I am attempting to run a spark job (using spark2-submit) from Oozie, so this job can be run on a schedule.
The job runs just fine when running we run the shell script from command-line under our service account (not Yarn). When we run it as a Oozie Workflow the following happens:
17/11/16 12:03:55 ERROR spark.SparkContext: Error initializing SparkContext.

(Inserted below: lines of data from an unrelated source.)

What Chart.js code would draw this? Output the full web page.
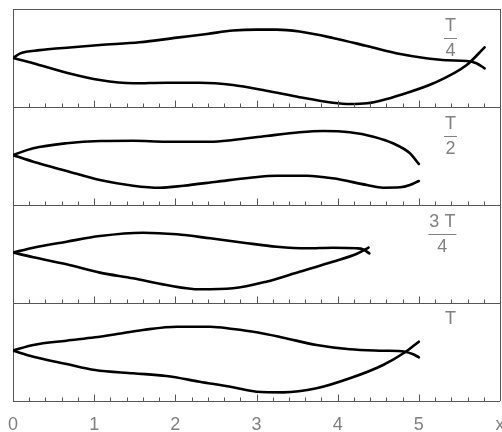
<!DOCTYPE html>
<html>
<head>
<meta charset="utf-8">
<style>
  html, body { margin: 0; padding: 0; background: #ffffff; }
  #wrap { width: 502px; height: 432px; position: relative; }
</style>
<script src="https://cdn.jsdelivr.net/npm/chart.js@4.4.1/dist/chart.umd.min.js"></script>
</head>
<body>
<div id="wrap"><canvas id="c" width="502" height="432"></canvas></div>
<script>
// ---------- data ----------
const tickLabels = ['0', '1', '2', '3', '4', '5', 'x'];
const panelNumerators = ['T', 'T', '3 T', 'T'];
const panelDenominators = ['4', '2', '4', ''];

// Panel 1 (T/4)
const q1UpperX = [0, 0.09, 0.33, 0.66, 1.07, 1.56, 2.02, 2.39, 2.71, 3.0, 3.25, 3.53, 3.94, 4.36, 4.77, 5.09, 5.34, 5.59, 5.71, 5.81];
const q1UpperY = [0, 0.095, 0.16, 0.21, 0.265, 0.32, 0.415, 0.49, 0.56, 0.58, 0.58, 0.54, 0.41, 0.245, 0.08, -0.006, -0.047, -0.06, -0.108, -0.21];
const q1LowerX = [0, 0.25, 0.66, 1.07, 1.48, 1.89, 2.30, 2.71, 3.12, 3.53, 3.94, 4.15, 4.36, 4.56, 4.77, 5.18, 5.59, 5.81];
const q1LowerY = [0, -0.108, -0.30, -0.45, -0.516, -0.504, -0.504, -0.55, -0.667, -0.80, -0.912, -0.94, -0.925, -0.857, -0.755, -0.516, -0.143, 0.218];

// Panel 2 (T/2)
const q2UpperX = [0, 0.25, 0.66, 1.07, 1.48, 1.89, 2.43, 2.71, 3.12, 3.53, 3.82, 4.15, 4.44, 4.68, 4.89, 5.0];
const q2UpperY = [0.02, 0.157, 0.26, 0.306, 0.312, 0.292, 0.292, 0.327, 0.408, 0.484, 0.51, 0.484, 0.394, 0.26, 0.055, -0.163];
const q2LowerX = [0, 0.25, 0.66, 1.07, 1.48, 1.81, 2.10, 2.51, 2.92, 3.25, 3.62, 3.94, 4.36, 4.56, 4.77, 4.89, 5.0];
const q2LowerY = [0.02, -0.116, -0.306, -0.49, -0.606, -0.647, -0.606, -0.524, -0.443, -0.402, -0.402, -0.455, -0.592, -0.647, -0.639, -0.592, -0.51];

// Panel 3 (3T/4)
const q3UpperX = [0, 0.25, 0.66, 1.07, 1.60, 2.02, 2.43, 2.84, 3.25, 3.62, 3.94, 4.23, 4.31, 4.39];
const q3UpperY = [0.03, 0.129, 0.251, 0.367, 0.435, 0.402, 0.32, 0.231, 0.149, 0.116, 0.129, 0.116, 0.096, 0.014];
const q3LowerX = [0, 0.25, 0.66, 1.07, 1.48, 1.89, 2.30, 2.71, 3.12, 3.53, 3.94, 4.23, 4.38];
const q3LowerY = [0.03, -0.067, -0.21, -0.38, -0.496, -0.633, -0.72, -0.70, -0.565, -0.361, -0.157, 0, 0.129];

// Panel 4 (T)
const q4UpperX = [0, 0.25, 0.66, 1.01, 1.28, 1.60, 2.02, 2.43, 2.71, 3.00, 3.33, 3.74, 4.15, 4.56, 4.83, 4.93, 5.0];
const q4UpperY = [0.03, 0.143, 0.231, 0.30, 0.367, 0.449, 0.516, 0.516, 0.469, 0.402, 0.292, 0.143, 0.055, 0.027, 0.006, -0.047, -0.108];
const q4LowerX = [0, 0.25, 0.66, 1.01, 1.48, 1.89, 2.30, 2.71, 3.00, 3.33, 3.74, 4.15, 4.56, 4.83, 5.0];
const q4LowerY = [0.03, -0.096, -0.245, -0.367, -0.435, -0.49, -0.606, -0.72, -0.81, -0.823, -0.741, -0.537, -0.265, -0.006, 0.21];

// ---------- build datasets ----------
const panels = [
  [q1UpperX, q1UpperY, q1LowerX, q1LowerY],
  [q2UpperX, q2UpperY, q2LowerX, q2LowerY],
  [q3UpperX, q3UpperY, q3LowerX, q3LowerY],
  [q4UpperX, q4UpperY, q4LowerX, q4LowerY]
];
const datasets = [];
panels.forEach((p, i) => {
  const centre = 7 - 2 * i;
  for (let k = 0; k < 2; k++) {
    const xs = p[2 * k], ys = p[2 * k + 1];
    datasets.push({
      data: xs.map((x, j) => ({ x: x, y: ys[j] + centre })),
      borderColor: '#000000',
      borderWidth: 2.6,
      pointRadius: 0,
      fill: false,
      tension: 0.4,
      cubicInterpolationMode: 'monotone',
      borderCapStyle: 'round',
      borderJoinStyle: 'round'
    });
  }
});

const GREY = '#555555';
const LABEL_FONT = '18px "Liberation Sans Narrow", "Liberation Sans", sans-serif';

const panelDecor = {
  id: 'panelDecor',
  afterDatasetsDraw(chart) {
    const ctx = chart.ctx;
    const xs = chart.scales.x, ys = chart.scales.y;
    ctx.save();
    // inner minor / major ticks on each panel bottom
    ctx.strokeStyle = GREY;
    ctx.lineWidth = 1;
    for (let b = 0; b < 4; b++) {
      const py = Math.round(ys.getPixelForValue(2 * b)) + 0.5;
      for (let t = 1; t < 30; t++) {
        const px = Math.round(xs.getPixelForValue(t / 5)) + 0.5;
        const len = (t % 5 === 0) ? 7 : 4;
        ctx.beginPath();
        ctx.moveTo(px, py);
        ctx.lineTo(px, py - len);
        ctx.stroke();
      }
    }
    // fraction labels
    ctx.fillStyle = '#808080';
    ctx.strokeStyle = '#808080';
    ctx.font = LABEL_FONT;
    ctx.textAlign = 'center';
    ctx.textBaseline = 'alphabetic';
    for (let i = 0; i < 4; i++) {
      const top = ys.getPixelForValue(8 - 2 * i);
      const cx = (i === 2) ? xs.getPixelForValue(5.29) : xs.getPixelForValue(5.39);
      const num = panelNumerators[i], den = panelDenominators[i];
      if (den) {
        ctx.fillText(num, cx, top + 22);
        const w = Math.max(ctx.measureText(num).width, ctx.measureText(den).width);
        ctx.beginPath();
        ctx.moveTo(cx - w / 2 - 1, Math.round(top + 29) + 0.5);
        ctx.lineTo(cx + w / 2 + 1, Math.round(top + 29) + 0.5);
        ctx.stroke();
        ctx.fillText(den, cx, top + 47);
      } else {
        ctx.fillText(num, cx, top + 21);
      }
    }
    ctx.restore();
  }
};

new Chart(document.getElementById('c'), {
  type: 'line',
  data: { datasets: datasets },
  options: {
    responsive: false,
    animation: false,
    events: [],
    layout: { padding: { left: 13, right: 2, top: 9, bottom: 0 } },
    plugins: { legend: { display: false }, tooltip: { enabled: false } },
    scales: {
      x: {
        type: 'linear',
        min: 0,
        max: 6,
        afterFit: (s) => { s.paddingLeft = 0; s.paddingRight = 0; s.paddingBottom = 0; s.height = 31; },
        ticks: {
          stepSize: 1,
          autoSkip: false,
          maxRotation: 0,
          padding: 15,
          color: '#808080',
          font: { family: '"Liberation Sans Narrow", "Liberation Sans", sans-serif', size: 18, lineHeight: 1 },
          callback: (v, i) => tickLabels[i]
        },
        grid: {
          drawTicks: false,
          color: (c) => (c.tick && c.tick.value === 6) ? GREY : 'rgba(0,0,0,0)',
          lineWidth: 1
        },
        border: { display: false }
      },
      y: {
        type: 'linear',
        min: 0,
        max: 8,
        afterFit: (s) => { s.width = 0; },
        ticks: { display: false, stepSize: 2 },
        grid: { drawTicks: false, color: GREY, lineWidth: 1 },
        border: { display: true, color: GREY, width: 1 }
      }
    }
  },
  plugins: [panelDecor]
});
</script>
</body>
</html>
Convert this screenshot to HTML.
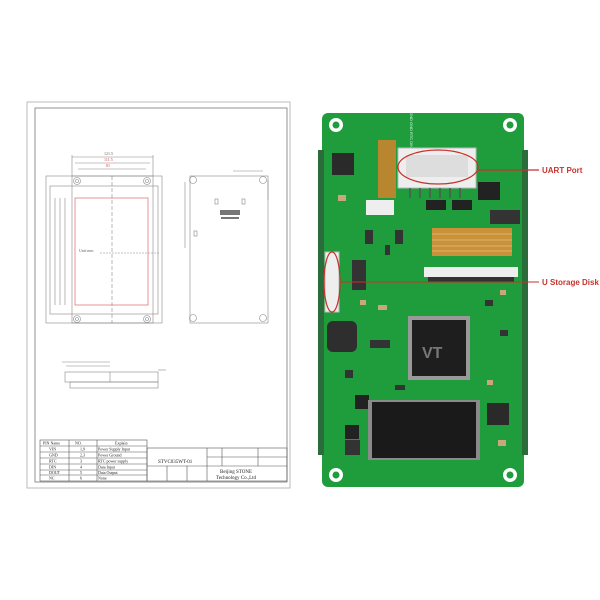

org.apache.hadoop.security.AccessControlException: Permission denied:
user=yarn, access=WRITE, inode="/user":hdfs:supergroup:drwxrwxr-x
Oozie is running the job as the user Yarn. IT has denied us any ability to change Yarn's permissions in HDFS, and there is not a single reference to the user
directory in the Spark script. We have attempted to ssh into the server - though this doesn't work - we have to ssh out of our worker nodes, onto the master.
The shell script:
spark2-submit --name "SparkRunner" --master yarn --deploy-mode client --class org.package-name.Runner hdfs://manager-node-hdfs/Analytics/Spark_jars/SparkRunner.jar
Any help would be appreciated.
I was able to fix this by following https://stackoverflow.com/a/32834087/8099994
At the beginning of my shell script I now include the following line:
export HADOOP_USER_NAME=serviceAccount;